# T1 General 2014



## jrsaballa (Nov 22, 2015)

So I'm looking at this form right now for some practice.
http://www.cra-arc.gc.ca/E/pbg/tf/5006-r/5006-r-fill-14e.pdf

Can I specify that I am to complete Line 130 "Other Income" for foreign dividend income ONLY


----------



## jrsaballa (Nov 22, 2015)

How about line 121 "Interest and other investment income (attach Schedule 4)" ?

Is it one or the other?

*Sorry first time filing income tax return in 2016"


----------



## Eclectic12 (Oct 20, 2010)

The T1 form line 130 is for "Use this line to report taxable income that has not been or should not be reported anywhere else on the return". The tax guide indicates that line 121 is for "foreign interest/dividends" ... so I can't see line 130 as the proper spot when another line has already been identified.

http://www.cra-arc.gc.ca/tx/ndvdls/tpcs/ncm-tx/rtrn/cmpltng/rprtng-ncm/lns101-170/121/frgn-eng.html


One can find line 121 on both the T1 form as well as Schedule 4 line 121. 

As I understand it, the first thing to figure out is whether the dividends are in a foreign currency. If they are, one needs to use the Bank of Canada exchange rate to convert to Canadian dollars as all Canadian tax forms are to use Canadian dollars.

If the broker automatically converted from the foreign currency to Canadian dollars ... then the T5 should already report the CAD so I expect the numbers can be used as-is.

Once the foreign dividends total are in CAD, I believe one enters the dividends on Schedule 4 part II "Interest and other Income". This will be subtotaled on line that is marked that it should be transferred to the T1 form, line 121.


----------



## Eclectic12 (Oct 20, 2010)

As a side note, if you are comfortable with computers ... I'd use tax software.

Using tax software ... there is usually a form view or interview section that would ask about the T5 form. Putting the numbers under the T5 form will automatically mean the numbers are put into the correct spot on schedule 4 which would then be carried over to the appropriate spot on the T1 form.

For example, entering a T5 with eligible dividends (I'm more familiar with where these than foreign dividends) in the software means that Schedule 4 line 6 has the matching number and that after all sources have been added up (ex. multiple T5 forms), the appropriate total is entered on T1 form on the appropriate line.


Doing the tax return on paper means you have to enter the number correctly from the T5 form on schedule 4, on the correct line ... the total has to be added up/entered on schedule 4 and the note indicating that this number must also be entered on the T1 form on the appropriate. It is a lot of manual effort with a lot of places one can make a mistake (ex. copy wrong number from the T5 form, make a math error adding up the total or missing that the total from schedule 4's line needs to be correctly copied to the T1 form.

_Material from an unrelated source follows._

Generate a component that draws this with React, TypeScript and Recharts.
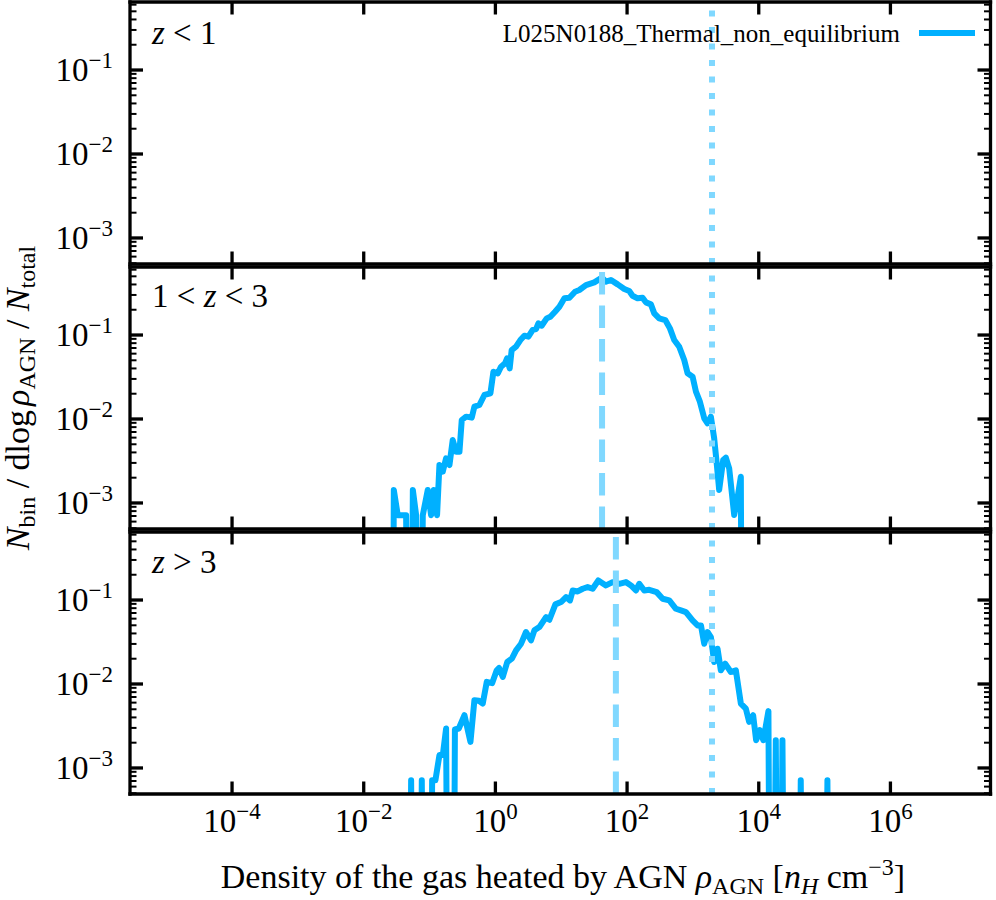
import React from 'react';
import { LineChart, Line, XAxis, YAxis, ReferenceLine, Legend } from 'recharts';

// ---------------- styling constants ----------------
const FONT = '"Liberation Serif", "Times New Roman", Times, serif';
const MAIN_COLOR = '#00B0FF';
const LIGHT_COLOR = '#80D8FF';
const SERIES_NAME = 'L025N0188_Thermal_non_equilibrium';

// ---------------- axes (log10 limits and tick exponents) ----------------
const xLimLog = [-5.55, 7.52];
const yLimLog = [-3.31, -0.19];
const xTickExps = [-4, -2, 0, 2, 4, 6];
const yTickExps = [-3, -2, -1];

// ---------------- panel labels ----------------
const panelLabelParts: [string, string, string][] = [
  ['', 'z', ' < 1'],
  ['1 < ', 'z', ' < 3'],
  ['', 'z', ' > 3'],
];

// ---------------- data (log10 density, log10 fraction; null = empty bin) ----------------
// panel 1: z < 1  -> no heated gas
const p1LogDensity: number[] = [];
const p1LogFrac: (number | null)[] = [];

// panel 2: 1 < z < 3
const p2LogDensity = [
  -1.574, -1.543, -1.483, -1.420, -1.356, -1.300, -1.254, -1.204, -1.153, -1.103,
  -1.027, -0.977, -0.936, -0.886, -0.850, -0.800, -0.749, -0.698, -0.648, -0.597,
  -0.546, -0.511, -0.445, -0.359, -0.319, -0.243, -0.167, -0.076, -0.030, 0.036,
  0.086, 0.146, 0.177, 0.217, 0.247, 0.313, 0.379, 0.440, 0.501, 0.567,
  0.617, 0.653, 0.703, 0.779, 0.835, 0.906, 0.972, 1.048, 1.124, 1.210,
  1.275, 1.376, 1.502, 1.618, 1.679, 1.755, 1.857, 1.958, 2.033, 2.083,
  2.159, 2.235, 2.286, 2.362, 2.413, 2.488, 2.580, 2.651, 2.716, 2.792,
  2.868, 2.919, 2.995, 3.046, 3.106, 3.172, 3.222, 3.273, 3.323, 3.359,
  3.399, 3.460, 3.500, 3.551, 3.627, 3.677, 3.728, 3.760,
];
const p2LogFrac: (number | null)[] = [
  null, -2.845, -3.146, -3.146, -3.146, null, -2.845, -3.146, null, -3.146,
  -2.845, -3.146, -2.845, -3.146, -2.548, -2.627, -2.468, -2.548, -2.250, -2.389,
  -2.389, -2.012, -1.972, -1.984, -1.853, -1.833, -1.714, -1.694, -1.437, -1.456,
  -1.377, -1.337, -1.278, -1.397, -1.179, -1.139, -1.060, -1.008, -1.020, -0.940,
  -0.929, -0.861, -0.889, -0.802, -0.782, -0.722, -0.663, -0.563, -0.556, -0.484,
  -0.464, -0.405, -0.373, -0.317, -0.365, -0.345, -0.397, -0.452, -0.476, -0.532,
  -0.563, -0.556, -0.611, -0.635, -0.742, -0.802, -0.822, -0.921, -1.060, -1.139,
  -1.298, -1.456, -1.496, -1.675, -1.794, -1.992, -2.052, -1.972, -2.230, -2.508,
  -2.845, -2.488, -2.460, -2.587, -3.143, -2.944, -2.687, null,
];

// panel 3: z > 3
const p3LogDensity = [
  -1.330, -1.280, -1.230, -1.165, -1.118, -1.065, -1.010, -0.961, -0.911, -0.850,
  -0.799, -0.749, -0.700, -0.655, -0.615, -0.556, -0.470, -0.379, -0.319, -0.250,
  -0.192, -0.131, -0.050, 0.020, 0.056, 0.112, 0.180, 0.250, 0.314, 0.390,
  0.465, 0.541, 0.592, 0.668, 0.769, 0.820, 0.911, 0.997, 1.073, 1.133,
  1.174, 1.250, 1.326, 1.401, 1.477, 1.563, 1.679, 1.780, 1.882, 1.983,
  2.059, 2.135, 2.185, 2.261, 2.337, 2.449, 2.540, 2.641, 2.742, 2.818,
  2.894, 2.995, 3.071, 3.122, 3.172, 3.222, 3.273, 3.323, 3.374, 3.424,
  3.490, 3.576, 3.652, 3.728, 3.804, 3.854, 3.915, 3.960, 4.016, 4.070,
  4.147, 4.190, 4.259, 4.310, 4.360, 4.420, 4.580, 4.638, 4.700, 4.980,
  5.043, 5.100,
];
const p3LogFrac: (number | null)[] = [
  null, -3.146, null, null, -3.146, null, null, -3.146, -3.146, -2.847,
  -2.847, -2.530, null, null, -2.542, -2.530, -2.372, -2.689, -2.193, -2.200,
  -2.233, -1.975, -1.990, -1.837, -1.810, -1.916, -1.738, -1.698, -1.599, -1.520,
  -1.381, -1.480, -1.361, -1.322, -1.203, -1.235, -1.052, -1.024, -0.965, -1.005,
  -0.886, -0.898, -0.866, -0.846, -0.866, -0.767, -0.826, -0.787, -0.807, -0.787,
  -0.826, -0.886, -0.807, -0.886, -0.878, -0.906, -0.985, -1.005, -1.104, -1.124,
  -1.144, -1.243, -1.302, -1.302, -1.520, -1.381, -1.441, -1.738, -1.580, -1.837,
  -1.758, -1.857, -1.837, -2.233, -2.293, -2.451, -2.372, -2.669, -2.550, -2.669,
  -2.323, null, -2.669, null, -2.669, null, null, -3.146, null, null,
  -3.146, null,
];

// median (dashed) per panel and threshold (dotted), log10 density
const medianLog: (number | null)[] = [null, 1.62, 1.83];
const thresholdLog = 3.29;

// ---------------- layout ----------------
const W = 996;
const PLOT_LEFT = 130;
const PLOT_RIGHT = 990.5;
const PANEL_TOP = [2, 267, 532];
const PANEL_H = 262;
const MT = 20;
const TOP_AXIS_H = 1;
const EMPTY_FLOOR = 1e-9; // empty bins are clipped far below the axis, like matplotlib's log clipping

const FS = 33;
const FS_SUB = 23;

type Row = { x: number; y: number };
const buildRows = (lx: number[], ly: (number | null)[]): Row[] =>
  lx.map((v, i) => ({ x: Math.pow(10, v), y: ly[i] === null || ly[i] === undefined ? EMPTY_FLOOR : Math.pow(10, ly[i] as number) }));

const panelRows: Row[][] = [
  buildRows(p1LogDensity, p1LogFrac),
  buildRows(p2LogDensity, p2LogFrac),
  buildRows(p3LogDensity, p3LogFrac),
];

const xDomain = [Math.pow(10, xLimLog[0]), Math.pow(10, xLimLog[1])];
const yDomain = [Math.pow(10, yLimLog[0]), Math.pow(10, yLimLog[1])];
const xTicks = xTickExps.map((e) => Math.pow(10, e));
const yTicks: number[] = [];
for (let k = -4; k <= 0; k++) {
  for (let m = 1; m <= 9; m++) {
    const v = m * Math.pow(10, k);
    const lv = Math.log10(v);
    if (lv >= yLimLog[0] && lv <= yLimLog[1]) yTicks.push(v);
  }
}

const isMajor = (v: number) => {
  const l = Math.log10(v);
  return Math.abs(l - Math.round(l)) < 1e-6;
};
const expText = (v: number) => {
  const e = Math.round(Math.log10(v));
  return e < 0 ? '\u2212' + Math.abs(e) : String(e);
};

const spine = { stroke: '#000', strokeWidth: 3.3, strokeLinecap: 'square' as const };

const YTickLeft = (props: any) => {
  const { x, y, payload } = props;
  const v = payload.value;
  const major = isMajor(v);
  return (
    <g>
      <line x1={x} x2={x + (major ? 13 : 6.5)} y1={y} y2={y} stroke="#000" strokeWidth={major ? 3.3 : 2} />
      {major && (
        <text x={x - 17} y={y + 11} textAnchor="end" fontFamily={FONT} fontSize={FS} fill="#000">
          10
          <tspan dy={-13} fontSize={FS_SUB}>
            {expText(v)}
          </tspan>
        </text>
      )}
    </g>
  );
};

const YTickRight = (props: any) => {
  const { x, y, payload } = props;
  const major = isMajor(payload.value);
  return (
    <line x1={x} x2={x - (major ? 13 : 6.5)} y1={y} y2={y} stroke="#000" strokeWidth={major ? 3.3 : 2} />
  );
};

const makeXTickBottom = (showLabel: boolean) => (props: any) => {
  const { x, y, payload } = props;
  return (
    <g>
      <line x1={x} x2={x} y1={y} y2={y - 12.5} stroke="#000" strokeWidth={3.3} />
      {showLabel && (
        <text x={x} y={y + 38} textAnchor="middle" fontFamily={FONT} fontSize={FS} fill="#000">
          10
          <tspan dy={-13} fontSize={FS_SUB}>
            {expText(payload.value)}
          </tspan>
        </text>
      )}
    </g>
  );
};

const XTickTop = (props: any) => {
  const { x, y } = props;
  return <line x1={x} x2={x} y1={y} y2={y + 12.5} stroke="#000" strokeWidth={3.3} />;
};

const LegendBox = (props: any) => {
  const entry = (props.payload && props.payload[0]) || { value: SERIES_NAME, color: MAIN_COLOR };
  return (
    <svg width={W} height={70} style={{ display: 'block' }}>
      <text x={900} y={42} textAnchor="end" fontFamily={FONT} fontSize={25} fill="#000">
        {entry.value}
      </text>
      <line x1={919} x2={975} y1={33} y2={33} stroke={entry.color || MAIN_COLOR} strokeWidth={6} />
    </svg>
  );
};

const Panel = ({ idx }: { idx: number }) => {
  const isBottom = idx === 2;
  const MB = isBottom ? 110 : 20;
  const rows = panelRows[idx];
  const med = medianLog[idx];
  return (
    <div style={{ position: 'absolute', left: 0, top: PANEL_TOP[idx] - MT }}>
      <LineChart
        width={W}
        height={MT + PANEL_H + MB}
        data={rows}
        margin={{ top: MT - TOP_AXIS_H, right: 0, bottom: 0, left: 0 }}
      >
        <XAxis
          dataKey="x"
          type="number"
          scale="log"
          domain={xDomain}
          allowDataOverflow
          ticks={xTicks}
          interval={0}
          height={MB}
          tickSize={0}
          tickMargin={0}
          tickLine={false}
          axisLine={spine}
          tick={makeXTickBottom(isBottom)}
        />
        <XAxis
          xAxisId="top"
          orientation="top"
          dataKey="x"
          type="number"
          scale="log"
          domain={xDomain}
          allowDataOverflow
          ticks={xTicks}
          interval={0}
          height={TOP_AXIS_H}
          tickSize={0}
          tickMargin={0}
          tickLine={false}
          axisLine={spine}
          tick={XTickTop}
        />
        <YAxis
          type="number"
          scale="log"
          domain={yDomain}
          allowDataOverflow
          ticks={yTicks}
          interval={0}
          width={PLOT_LEFT}
          tickSize={0}
          tickMargin={0}
          tickLine={false}
          axisLine={spine}
          tick={YTickLeft}
        />
        <YAxis
          yAxisId="right"
          orientation="right"
          type="number"
          scale="log"
          domain={yDomain}
          allowDataOverflow
          ticks={yTicks}
          interval={0}
          width={W - PLOT_RIGHT}
          tickSize={0}
          tickMargin={0}
          tickLine={false}
          axisLine={spine}
          tick={YTickRight}
        />
        <Line
          type="linear"
          dataKey="y"
          name={SERIES_NAME}
          stroke={MAIN_COLOR}
          strokeWidth={6}
          strokeLinejoin="round"
          dot={false}
          activeDot={false}
          isAnimationActive={false}
          legendType="line"
        />
        {med !== null && (
          <ReferenceLine
            x={Math.pow(10, med)}
            stroke={LIGHT_COLOR}
            strokeWidth={6}
            strokeDasharray="22.5 11"
          />
        )}
        <ReferenceLine
          x={Math.pow(10, thresholdLog)}
          stroke={LIGHT_COLOR}
          strokeWidth={6}
          strokeDasharray="6 10.5"
        />
        {idx === 0 && (
          <Legend
            layout="horizontal"
            verticalAlign="middle"
            align="center"
            wrapperStyle={{ position: 'absolute', left: 0, top: MT - PANEL_TOP[0], width: W, height: 70 }}
            content={LegendBox}
          />
        )}
      </LineChart>
    </div>
  );
};

export default function App() {
  const labelBaselines = [44, 307, 573];
  return (
    <div style={{ position: 'absolute', left: 0, top: 0, width: W, height: 900, background: '#fff', overflow: 'hidden' }}>
      <Panel idx={0} />
      <Panel idx={1} />
      <Panel idx={2} />
      <svg width={W} height={900} style={{ position: 'absolute', left: 0, top: 0, pointerEvents: 'none' }}>
        {panelLabelParts.map((p, i) => (
          <text key={i} x={152} y={labelBaselines[i]} fontFamily={FONT} fontSize={FS} fill="#000">
            {p[0]}
            <tspan fontStyle="italic">{p[1]}</tspan>
            {p[2]}
          </text>
        ))}
        <text x={563} y={888} textAnchor="middle" fontFamily={FONT} fontSize={34} fill="#000">
          {'Density of the gas heated by AGN '}
          <tspan fontStyle="italic">ρ</tspan>
          <tspan fontSize={24} dy={6}>AGN</tspan>
          <tspan dy={-6}>{' ['}</tspan>
          <tspan fontStyle="italic">n</tspan>
          <tspan fontStyle="italic" fontSize={24} dy={6}>H</tspan>
          <tspan dy={-6}>{' cm'}</tspan>
          <tspan fontSize={24} dy={-13}>{'\u22123'}</tspan>
          <tspan dy={13}>]</tspan>
        </text>
        <text transform="translate(29,398) rotate(-90)" textAnchor="middle" fontFamily={FONT} fontSize={34} fill="#000">
          <tspan fontStyle="italic">N</tspan>
          <tspan fontSize={24} dy={6}>bin</tspan>
          <tspan dy={-6}>{' / dlog'}</tspan>
          <tspan fontStyle="italic" dx={4}>ρ</tspan>
          <tspan fontSize={24} dy={6}>AGN</tspan>
          <tspan dy={-6}>{' / '}</tspan>
          <tspan fontStyle="italic">N</tspan>
          <tspan fontSize={24} dy={6}>total</tspan>
        </text>
      </svg>
    </div>
  );
}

If you download/install StudioTax for the 2014 tax year ... you can practice and see where the numbers all flow to - without worrying about missing something or a math error. 
http://studiotax.com/en/

As an added bonus, tax software that is NetFile certified means that if you are eligible for NetFile ... there is no need to print anything to mail or drop off to CRA.
http://www.cra-arc.gc.ca/netfile/


Cheers


----------



## Spudd (Oct 11, 2011)

First-time filers cannot use Netfile, though. But you can still use a program to do your taxes and just print out the tax return at the end to mail in. 

However, since you only have dividend income, it should be a pretty straight-forward return, may be easier to just do it on paper.


----------



## Eclectic12 (Oct 20, 2010)

Good point about first time filers & NetFile.

As for one source of income means paper is easier ... are you saying there has been some sort of improvement to the paper process?

Sure ... there's only one source of income, so a lot of the sub-totals are going to end up the same which simplifies things a bit. From what I recall of the last paper return I did, in addition to the T1 form plus schedule 4 - the OP will need to calculate the Federal tax on schedule 1 and provincial tax then transfer these numbers back to the T1 form.

It seems to me an easier process to:
a) download software
b) install software
c) identify there is a T5 slip where the numbers form the slip are entered in the matching box.
d) review return where it should be ready to print/assemble/mail in.

[Note that I left out the entering of name/address/DOB/province of residence etc. as this has to happen for both paper and software the first time. Another advantage for the software is that where the same one is used, this info can be automatically imported.] 


Now if the OP has trouble with computers/software or a thorough understanding of the tax return is desired, a paper form is a good choice.


Cheers


----------



## Spudd (Oct 11, 2011)

Eclectic12 said:


> Good point about first time filers & NetFile.
> 
> As for one source of income means paper is easier ... are you saying there has been some sort of improvement to the paper process?


I just meant, there won't be very many lines to fill out since there's not a bunch of different sources of income, and presumably not a bunch of deductions either. So it shouldn't be too much effort. Personally I would probably still use software but I used to do my taxes on paper as a teenager, I'm sure it's fully doable.


----------



## jrsaballa (Nov 22, 2015)

Which is more correct?

The CRA Tax Guide?

or Taxtips.ca Income Tax Calculator for 2016?


----------



## Eclectic12 (Oct 20, 2010)

The CRA tax guide with the matching forms (i.e. T1 tax return, schedules 1 through 9, provincial tax form etc.) is what CRA is using.
CRA does not care about the Taxtips calculator so if they disagree, CRA will ignore it and use their forms.

Taxtips is generally accurate so likely the two will agree.
I suspect if they disagree that something has been added that should not have or something has been missed.


Cheers


----------